From the notes I am using,
For each point $p \in M$, the tangent space to $M$ at point $p$ is the set
Where,
Let $(M,O,A)$ be a smooth manifold. Let the curve $\gamma: \mathbb{R} \to M$, which is atleast $C^1$. Suppose $\gamma(\lambda_o)=p$. The velocity of $\gamma$ at the point $p$ of the curve is the linear map:
$v_{\gamma,p}:C^{\infty} (M) \to \mathbb{R}$
with, $v_{\gamma,p}(f)= (f \circ \gamma)'(p)$
where,$C^{\infty}(M) := \{ f: M \to R| \text{f is a smooth function }\}$
equipped with $(f + g)(p) = f(p) + g(p)$ and $(\lambda g)(p)= \lambda >\cdot g(p)$
$$T_p M := \{v_{\gamma,p }| \text{ for all smooth curves } \gamma \text{ through p }\}$$
With an addition and s multiplication defined the following way,
$$+:T_p M \times T_p M \to Hom(C^{\infty} (M), \mathbb{R})$$
$$(v_{\gamma,p} + v_{\delta,p} )(f) =v_{\gamma,p}(f)+ v_{\delta,p}(f)$$
$$ \cdot: \mathbb{R} \times T_p M \to Hom(C^{\infty} (M),R)$$
$$(\alpha \cdot v_{\gamma,p})(f):= \alpha \cdot v_{\gamma,p} (f)$$
In the standard vector space deifinition the addition maps into another element in the vector space itself.
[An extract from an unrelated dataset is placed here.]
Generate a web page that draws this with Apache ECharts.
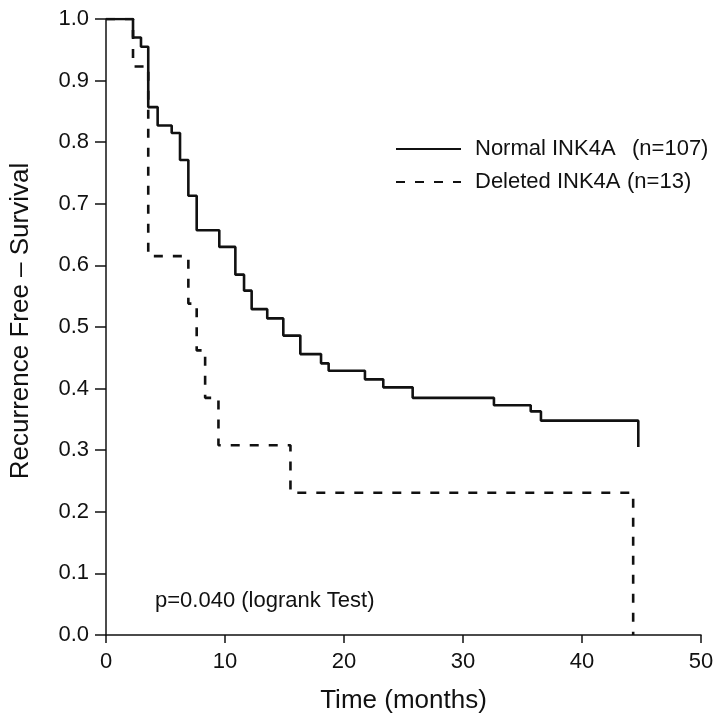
<!DOCTYPE html>
<html>
<head>
<meta charset="utf-8">
<script src="https://cdn.jsdelivr.net/npm/echarts@6/dist/echarts.min.js"></script>
<style>
html,body{margin:0;padding:0;background:#fff;}
#c{width:720px;height:719px;}
</style>
</head>
<body>
<div id="c"></div>
<script>
// Kaplan-Meier step data (time in months, survival fraction after the step)
var normalTimes = [0, 2.27, 2.94, 3.55, 4.34, 5.52, 6.22, 6.92, 7.62, 9.52, 10.87, 11.6, 12.24, 13.55, 14.9, 16.33, 18.07, 18.71, 21.76, 23.3, 25.77, 32.6, 35.69, 36.55, 44.73];
var normalSurv  = [1.0, 0.970, 0.955, 0.857, 0.827, 0.815, 0.771, 0.713, 0.657, 0.630, 0.585, 0.559, 0.529, 0.514, 0.486, 0.456, 0.441, 0.429, 0.415, 0.402, 0.385, 0.373, 0.363, 0.348, 0.305];
var deletedTimes = [0, 2.27, 3.55, 6.92, 7.62, 8.33, 9.45, 15.5, 44.3];
var deletedSurv  = [1.0, 0.923, 0.615, 0.538, 0.462, 0.385, 0.308, 0.231, 0.0];
var seriesNames = ['Normal INK4A', 'Deleted INK4A'];
var seriesN = ['(n=107)', '(n=13)'];
var xTicks = [0, 10, 20, 30, 40, 50];
var yTicks = [0.0, 0.1, 0.2, 0.3, 0.4, 0.5, 0.6, 0.7, 0.8, 0.9, 1.0];
var pText = 'p=0.040 (logrank Test)';

function pairs(xs, ys){ return xs.map(function(x,i){ return [x, ys[i]]; }); }

var FONT = '"Liberation Sans", Arial, Helvetica, sans-serif';
var INK = '#111';
var chart = echarts.init(document.getElementById('c'), null, {renderer:'canvas'});
chart.setOption({
  backgroundColor: '#fff',
  animation: false,
  textStyle: {fontFamily: FONT, color: INK},
  grid: {left: 106, right: 19, top: 19, bottom: 77, containLabel: false},
  title: {
    text: pText, left: 155, top: 590, padding: 0,
    textStyle: {fontSize: 22, fontWeight: 'normal', color: INK, fontFamily: FONT}
  },
  legend: {
    orient: 'vertical', left: 395, top: 138, padding: 0,
    itemWidth: 65, itemHeight: 14, itemGap: 11,
    data: seriesNames,
    itemStyle: {color: 'rgba(0,0,0,0)', borderColor: 'rgba(0,0,0,0)', borderWidth: 0, opacity: 0},
    formatter: function(name){
      var i = seriesNames.indexOf(name);
      return '{n' + i + '|' + name + '}{c|' + seriesN[i] + '}';
    },
    textStyle: {
      fontSize: 22, color: INK, fontFamily: FONT, lineHeight: 22,
      rich: {
        n0: {width: 157, fontSize: 22, padding: [0,0,0,9], fontFamily: FONT, color: INK},
        n1: {width: 152, fontSize: 22, padding: [0,0,0,9], fontFamily: FONT, color: INK},
        c: {fontSize: 22, fontFamily: FONT, color: INK}
      }
    }
  },
  xAxis: {
    type: 'value', min: xTicks[0], max: xTicks[xTicks.length-1], interval: 10,
    name: 'Time (months)', nameLocation: 'middle', nameGap: 53,
    nameTextStyle: {fontSize: 26, color: INK, fontFamily: FONT},
    axisLine: {lineStyle: {color: INK, width: 1.5}},
    axisTick: {length: 8, lineStyle: {color: INK, width: 1.5}},
    axisLabel: {fontSize: 22, color: INK, margin: 16, fontFamily: FONT},
    splitLine: {show: false}
  },
  yAxis: {
    type: 'value', min: yTicks[0], max: yTicks[yTicks.length-1], interval: 0.1,
    name: 'Recurrence Free \u2013 Survival', nameLocation: 'middle', nameGap: 72,
    nameTextStyle: {fontSize: 26, color: INK, fontFamily: FONT, padding: [0, 0, 0, 12]},
    axisLine: {show: true, lineStyle: {color: INK, width: 1.5}},
    axisTick: {show: true, length: 11, lineStyle: {color: INK, width: 1.5}},
    axisLabel: {fontSize: 22, color: INK, margin: 17, fontFamily: FONT,
      formatter: function(v){ return v.toFixed(1); }},
    splitLine: {show: false}
  },
  series: [
    {
      name: seriesNames[0], type: 'line', step: 'end', symbol: 'none',
      data: pairs(normalTimes, normalSurv),
      lineStyle: {color: INK, width: 2.6, type: 'solid'},
      itemStyle: {color: INK}
    },
    {
      name: seriesNames[1], type: 'line', step: 'end', symbol: 'none',
      data: pairs(deletedTimes, deletedSurv),
      lineStyle: {color: INK, width: 2.6, type: [9, 10]},
      itemStyle: {color: INK}
    }
  ]
});
</script>
</body>
</html>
So, if $T_pM$ was a vector space then the addition must again map to $T_pM$ but here it doesn't, yet we call it a vector space, why?
Best Answer
First of all your definition of $T_p M$ is incomplete, it should be $$ T_p M = \{ \text{all smooth curves $\gamma$ through $p$} \}/\sim $$ where two curves $\gamma$ and $\eta$ are equivalent under $\sim$ if their derivatives at $p$ (after you compose with a chart) are equal.
There is a natural injection $$ i:T_p M \hookrightarrow \text{hom}(C^\infty(M), \mathbb{R})$$ where for a smooth curve $\gamma$ with $\gamma(0) = p$ and $f \in C^\infty(M)$ we have $$ i([\gamma]) (f) := (f \circ \gamma)'(0)$$.